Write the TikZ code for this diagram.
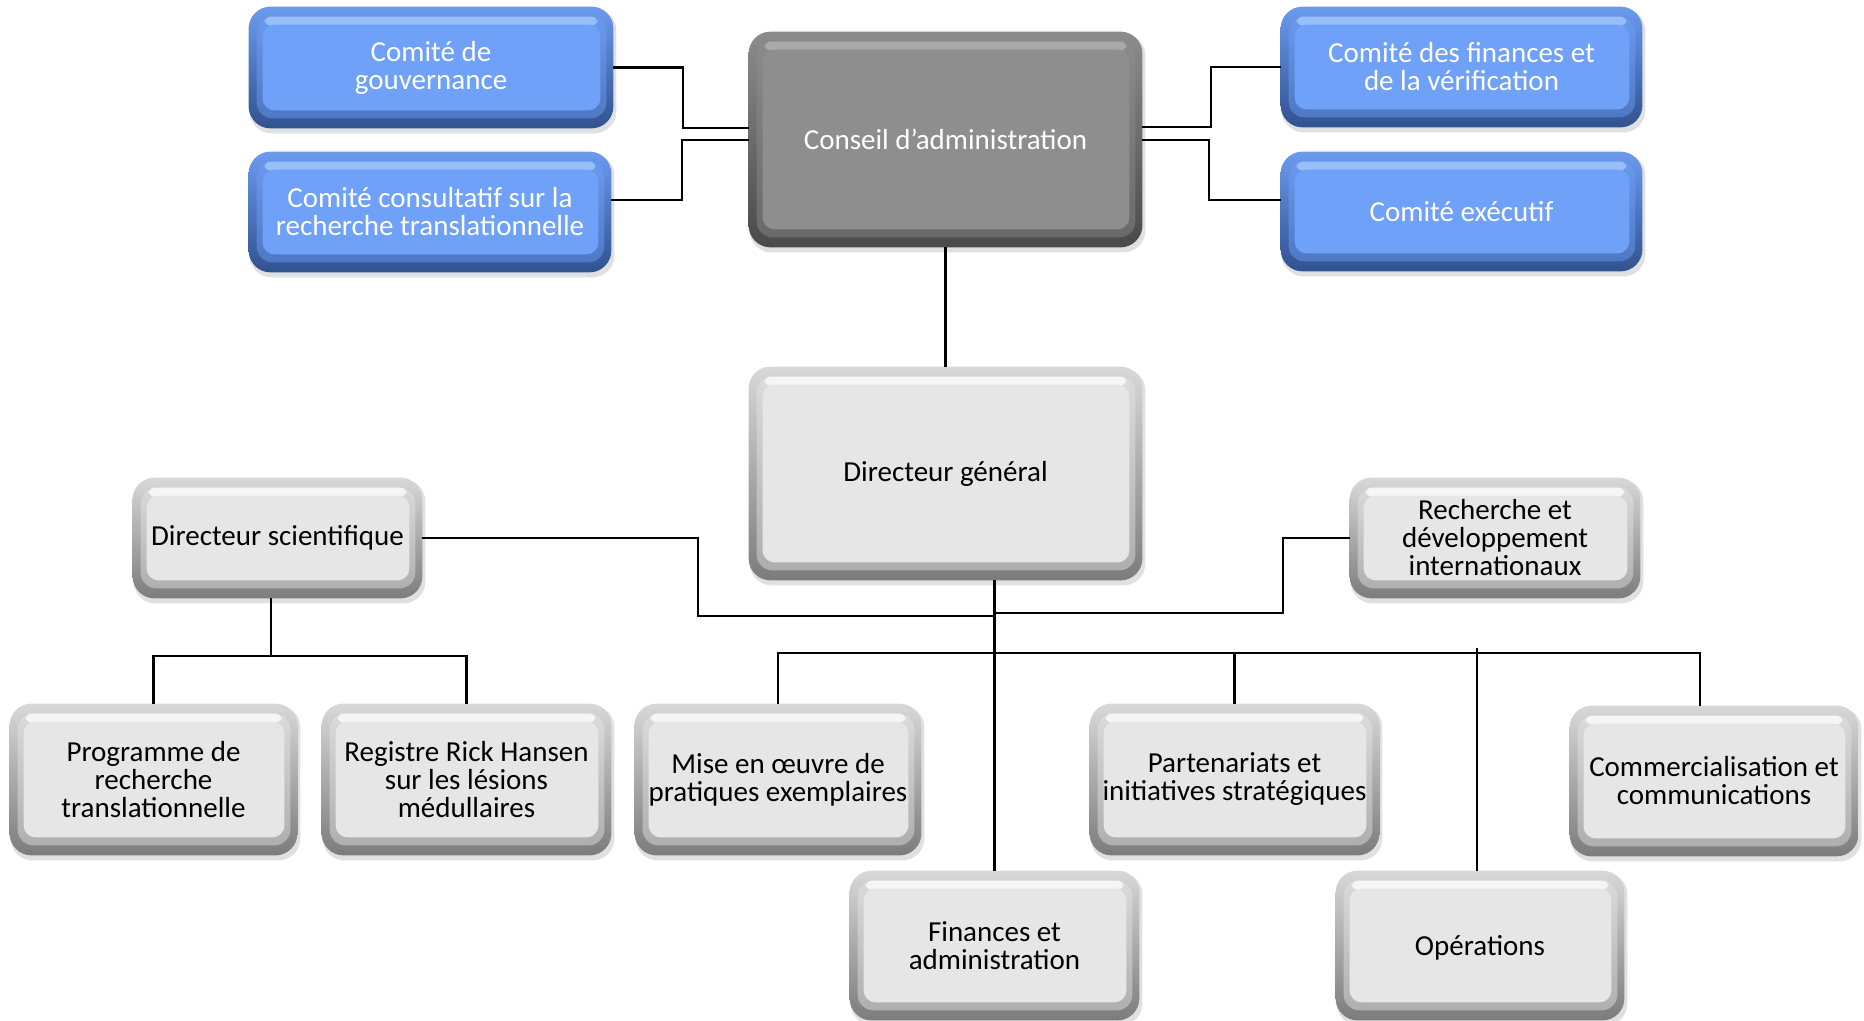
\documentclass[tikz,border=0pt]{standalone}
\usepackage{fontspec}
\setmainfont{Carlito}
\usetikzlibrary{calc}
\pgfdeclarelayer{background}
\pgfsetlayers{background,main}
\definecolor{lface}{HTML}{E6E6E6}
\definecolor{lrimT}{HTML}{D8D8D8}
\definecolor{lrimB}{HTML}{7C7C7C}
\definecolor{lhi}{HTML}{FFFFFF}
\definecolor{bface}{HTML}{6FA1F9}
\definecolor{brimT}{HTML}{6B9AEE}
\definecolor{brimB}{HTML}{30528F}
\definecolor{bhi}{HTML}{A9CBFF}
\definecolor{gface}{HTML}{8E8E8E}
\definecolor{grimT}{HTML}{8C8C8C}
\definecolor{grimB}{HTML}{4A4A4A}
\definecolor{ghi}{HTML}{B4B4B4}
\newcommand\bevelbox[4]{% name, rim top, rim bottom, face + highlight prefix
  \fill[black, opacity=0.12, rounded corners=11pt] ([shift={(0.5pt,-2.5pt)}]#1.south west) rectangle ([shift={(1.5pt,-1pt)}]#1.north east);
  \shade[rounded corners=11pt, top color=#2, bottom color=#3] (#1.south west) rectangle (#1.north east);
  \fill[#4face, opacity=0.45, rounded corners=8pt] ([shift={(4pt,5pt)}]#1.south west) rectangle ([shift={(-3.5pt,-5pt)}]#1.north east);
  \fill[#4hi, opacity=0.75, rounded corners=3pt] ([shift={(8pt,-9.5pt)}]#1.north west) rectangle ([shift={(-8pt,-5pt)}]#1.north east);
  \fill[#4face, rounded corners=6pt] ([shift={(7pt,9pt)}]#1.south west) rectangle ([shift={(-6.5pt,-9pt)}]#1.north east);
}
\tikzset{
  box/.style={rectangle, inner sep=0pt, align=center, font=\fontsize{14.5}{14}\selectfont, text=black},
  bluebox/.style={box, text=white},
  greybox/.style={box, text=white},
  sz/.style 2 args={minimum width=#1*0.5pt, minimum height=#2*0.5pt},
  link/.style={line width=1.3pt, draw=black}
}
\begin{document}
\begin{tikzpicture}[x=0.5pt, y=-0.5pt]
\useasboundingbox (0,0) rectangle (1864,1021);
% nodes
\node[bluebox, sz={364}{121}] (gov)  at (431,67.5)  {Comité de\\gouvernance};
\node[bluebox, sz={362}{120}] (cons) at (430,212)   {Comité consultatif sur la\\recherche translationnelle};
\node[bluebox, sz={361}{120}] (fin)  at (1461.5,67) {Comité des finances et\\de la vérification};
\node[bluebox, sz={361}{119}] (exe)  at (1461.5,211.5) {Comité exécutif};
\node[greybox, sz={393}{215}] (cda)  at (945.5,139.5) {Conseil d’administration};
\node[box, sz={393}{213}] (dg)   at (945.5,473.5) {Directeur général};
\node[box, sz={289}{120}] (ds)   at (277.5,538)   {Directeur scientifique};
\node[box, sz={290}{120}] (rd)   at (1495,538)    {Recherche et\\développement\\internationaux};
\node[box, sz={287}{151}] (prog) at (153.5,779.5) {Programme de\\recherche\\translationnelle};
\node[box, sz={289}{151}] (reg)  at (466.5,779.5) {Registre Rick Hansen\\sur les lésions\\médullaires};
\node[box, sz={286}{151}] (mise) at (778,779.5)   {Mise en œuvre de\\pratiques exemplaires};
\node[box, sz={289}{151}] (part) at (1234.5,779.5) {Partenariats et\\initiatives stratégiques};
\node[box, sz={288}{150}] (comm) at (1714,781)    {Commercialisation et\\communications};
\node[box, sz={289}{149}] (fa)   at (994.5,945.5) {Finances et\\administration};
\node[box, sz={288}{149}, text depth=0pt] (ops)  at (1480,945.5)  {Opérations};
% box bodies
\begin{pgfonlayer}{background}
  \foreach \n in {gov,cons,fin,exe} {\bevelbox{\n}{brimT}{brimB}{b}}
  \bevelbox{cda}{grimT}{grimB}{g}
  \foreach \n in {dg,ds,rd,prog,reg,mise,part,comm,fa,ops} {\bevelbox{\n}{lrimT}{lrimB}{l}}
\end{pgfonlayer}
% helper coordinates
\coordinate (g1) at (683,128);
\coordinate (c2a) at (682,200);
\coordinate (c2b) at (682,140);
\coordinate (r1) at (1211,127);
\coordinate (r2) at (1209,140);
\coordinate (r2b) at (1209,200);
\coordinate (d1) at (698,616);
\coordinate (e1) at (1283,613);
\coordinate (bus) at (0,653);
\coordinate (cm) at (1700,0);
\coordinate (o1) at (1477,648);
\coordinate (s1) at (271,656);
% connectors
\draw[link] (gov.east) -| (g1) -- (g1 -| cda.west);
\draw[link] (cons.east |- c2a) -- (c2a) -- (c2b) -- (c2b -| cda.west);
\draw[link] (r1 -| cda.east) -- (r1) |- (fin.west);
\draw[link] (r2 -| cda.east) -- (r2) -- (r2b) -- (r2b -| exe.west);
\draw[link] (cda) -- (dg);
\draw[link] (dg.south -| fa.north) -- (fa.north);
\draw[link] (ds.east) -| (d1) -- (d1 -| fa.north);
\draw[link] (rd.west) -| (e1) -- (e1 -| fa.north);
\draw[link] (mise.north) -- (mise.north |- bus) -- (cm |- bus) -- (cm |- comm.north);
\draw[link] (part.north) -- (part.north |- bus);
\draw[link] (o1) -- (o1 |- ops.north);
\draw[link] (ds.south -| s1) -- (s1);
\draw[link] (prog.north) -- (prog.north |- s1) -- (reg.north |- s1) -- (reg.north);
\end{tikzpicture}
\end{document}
- - - - -
Aim
Make an exact copy of all the material, but keep the pictures out of it.

Full solution
Write the TikZ code for this diagram.
\documentclass[tikz,border=0pt]{standalone}
\usepackage{fontspec}
\setmainfont{Carlito}
\usetikzlibrary{calc}
\pgfdeclarelayer{background}
\pgfsetlayers{background,main}
\definecolor{lface}{HTML}{E6E6E6}
\definecolor{lrimT}{HTML}{D8D8D8}
\definecolor{lrimB}{HTML}{7C7C7C}
\definecolor{lhi}{HTML}{FFFFFF}
\definecolor{bface}{HTML}{6FA1F9}
\definecolor{brimT}{HTML}{6B9AEE}
\definecolor{brimB}{HTML}{30528F}
\definecolor{bhi}{HTML}{A9CBFF}
\definecolor{gface}{HTML}{8E8E8E}
\definecolor{grimT}{HTML}{8C8C8C}
\definecolor{grimB}{HTML}{4A4A4A}
\definecolor{ghi}{HTML}{B4B4B4}
\newcommand\bevelbox[4]{% name, rim top, rim bottom, face + highlight prefix
  \fill[black, opacity=0.12, rounded corners=11pt] ([shift={(0.5pt,-2.5pt)}]#1.south west) rectangle ([shift={(1.5pt,-1pt)}]#1.north east);
  \shade[rounded corners=11pt, top color=#2, bottom color=#3] (#1.south west) rectangle (#1.north east);
  \fill[#4face, opacity=0.45, rounded corners=8pt] ([shift={(4pt,5pt)}]#1.south west) rectangle ([shift={(-3.5pt,-5pt)}]#1.north east);
  \fill[#4hi, opacity=0.75, rounded corners=3pt] ([shift={(8pt,-9.5pt)}]#1.north west) rectangle ([shift={(-8pt,-5pt)}]#1.north east);
  \fill[#4face, rounded corners=6pt] ([shift={(7pt,9pt)}]#1.south west) rectangle ([shift={(-6.5pt,-9pt)}]#1.north east);
}
\tikzset{
  box/.style={rectangle, inner sep=0pt, align=center, font=\fontsize{14.5}{14}\selectfont, text=black},
  bluebox/.style={box, text=white},
  greybox/.style={box, text=white},
  sz/.style 2 args={minimum width=#1*0.5pt, minimum height=#2*0.5pt},
  link/.style={line width=1.3pt, draw=black}
}
\begin{document}
\begin{tikzpicture}[x=0.5pt, y=-0.5pt]
\useasboundingbox (0,0) rectangle (1864,1021);
% nodes
\node[bluebox, sz={364}{121}] (gov)  at (431,67.5)  {Comité de\\gouvernance};
\node[bluebox, sz={362}{120}] (cons) at (430,212)   {Comité consultatif sur la\\recherche translationnelle};
\node[bluebox, sz={361}{120}] (fin)  at (1461.5,67) {Comité des finances et\\de la vérification};
\node[bluebox, sz={361}{119}] (exe)  at (1461.5,211.5) {Comité exécutif};
\node[greybox, sz={393}{215}] (cda)  at (945.5,139.5) {Conseil d’administration};
\node[box, sz={393}{213}] (dg)   at (945.5,473.5) {Directeur général};
\node[box, sz={289}{120}] (ds)   at (277.5,538)   {Directeur scientifique};
\node[box, sz={290}{120}] (rd)   at (1495,538)    {Recherche et\\développement\\internationaux};
\node[box, sz={287}{151}] (prog) at (153.5,779.5) {Programme de\\recherche\\translationnelle};
\node[box, sz={289}{151}] (reg)  at (466.5,779.5) {Registre Rick Hansen\\sur les lésions\\médullaires};
\node[box, sz={286}{151}] (mise) at (778,779.5)   {Mise en œuvre de\\pratiques exemplaires};
\node[box, sz={289}{151}] (part) at (1234.5,779.5) {Partenariats et\\initiatives stratégiques};
\node[box, sz={288}{150}] (comm) at (1714,781)    {Commercialisation et\\communications};
\node[box, sz={289}{149}] (fa)   at (994.5,945.5) {Finances et\\administration};
\node[box, sz={288}{149}, text depth=0pt] (ops)  at (1480,945.5)  {Opérations};
% box bodies
\begin{pgfonlayer}{background}
  \foreach \n in {gov,cons,fin,exe} {\bevelbox{\n}{brimT}{brimB}{b}}
  \bevelbox{cda}{grimT}{grimB}{g}
  \foreach \n in {dg,ds,rd,prog,reg,mise,part,comm,fa,ops} {\bevelbox{\n}{lrimT}{lrimB}{l}}
\end{pgfonlayer}
% helper coordinates
\coordinate (g1) at (683,128);
\coordinate (c2a) at (682,200);
\coordinate (c2b) at (682,140);
\coordinate (r1) at (1211,127);
\coordinate (r2) at (1209,140);
\coordinate (r2b) at (1209,200);
\coordinate (d1) at (698,616);
\coordinate (e1) at (1283,613);
\coordinate (bus) at (0,653);
\coordinate (cm) at (1700,0);
\coordinate (o1) at (1477,648);
\coordinate (s1) at (271,656);
% connectors
\draw[link] (gov.east) -| (g1) -- (g1 -| cda.west);
\draw[link] (cons.east |- c2a) -- (c2a) -- (c2b) -- (c2b -| cda.west);
\draw[link] (r1 -| cda.east) -- (r1) |- (fin.west);
\draw[link] (r2 -| cda.east) -- (r2) -- (r2b) -- (r2b -| exe.west);
\draw[link] (cda) -- (dg);
\draw[link] (dg.south -| fa.north) -- (fa.north);
\draw[link] (ds.east) -| (d1) -- (d1 -| fa.north);
\draw[link] (rd.west) -| (e1) -- (e1 -| fa.north);
\draw[link] (mise.north) -- (mise.north |- bus) -- (cm |- bus) -- (cm |- comm.north);
\draw[link] (part.north) -- (part.north |- bus);
\draw[link] (o1) -- (o1 |- ops.north);
\draw[link] (ds.south -| s1) -- (s1);
\draw[link] (prog.north) -- (prog.north |- s1) -- (reg.north |- s1) -- (reg.north);
\end{tikzpicture}
\end{document}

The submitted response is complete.